3. Scientific & Research

• LIDAR / Laser ranging: High peak power improves range and resolution.

• Nonlinear optics: Pumping optical parametric oscillators (OPOs), harmonic generation, supercontinuum generation.

• Spectroscopy: Time-resolved measurements, LIBS (Laser-Induced Breakdown Spectroscopy) for elemental analysis.

• Plasma generation and fusion research.

4. Military & Defense

• Laser rangefinders and target designators.

• Directed-energy countermeasures.

• Remote sensing.

5. Consumer / Other

• Some high-end laser pointers and show lasers (though regulated).

• Q-switched fiber lasers for micromachining and 3D printing.

Advantages & Limitations - 

Advantages:

• Enormous peak power from modest average power.

• Precise temporal control (especially active Q-switching).

• Compatible with many solid-state, fiber, and dye lasers.

Limitations:

• Lower average power compared to CW lasers (because energy is concentrated in short bursts).
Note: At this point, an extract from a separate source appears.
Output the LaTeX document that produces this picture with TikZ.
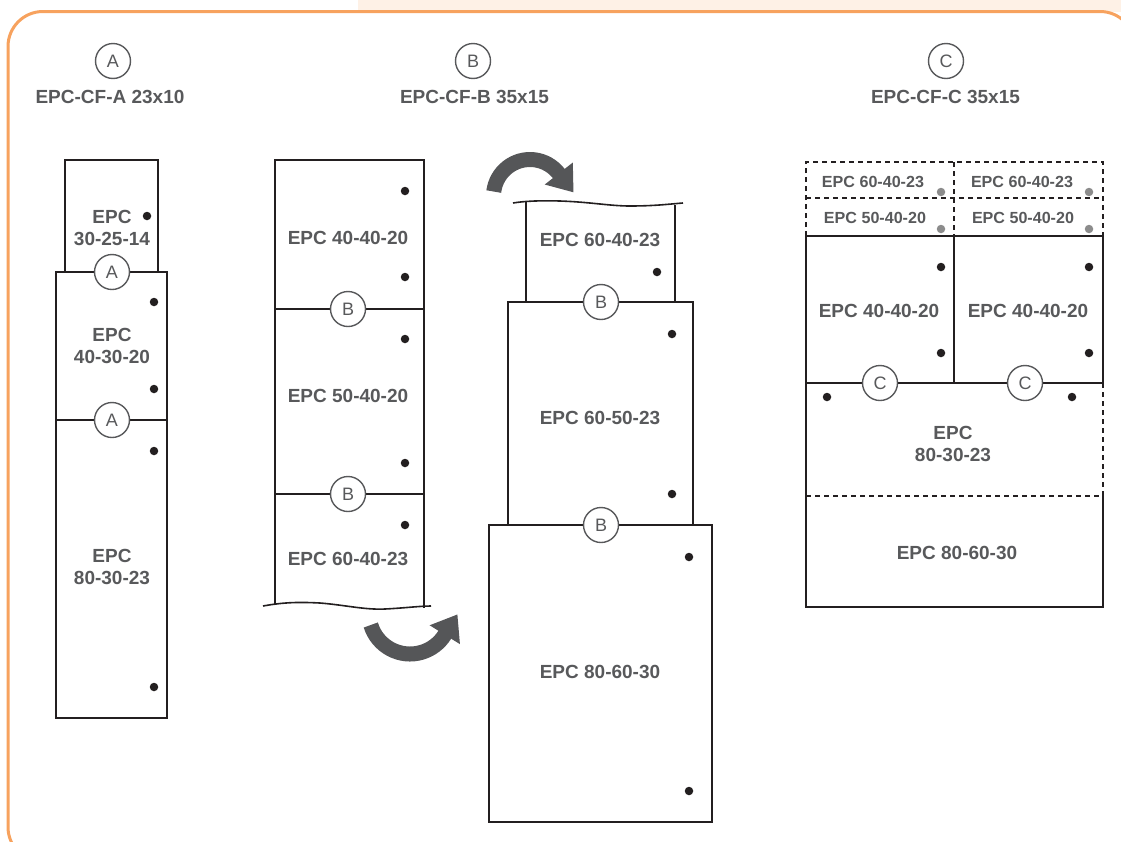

• Requires careful cavity design to avoid optical damage from the intense pulse.

• Pulse-to-pulse stability and timing jitter can be issues in some implementations.

Related Techniques (for even shorter pulses):

• Mode-locking (picosecond / femtosecond pulses).

• Cavity dumping.

• Regenerative amplification (combines Q-switching with amplification).

Q-switching remains one of the most widely used methods to turn ordinary lasers into high-intensity “giant pulse” sources, enabling applications that would be impossible with continuous or long-pulse operation.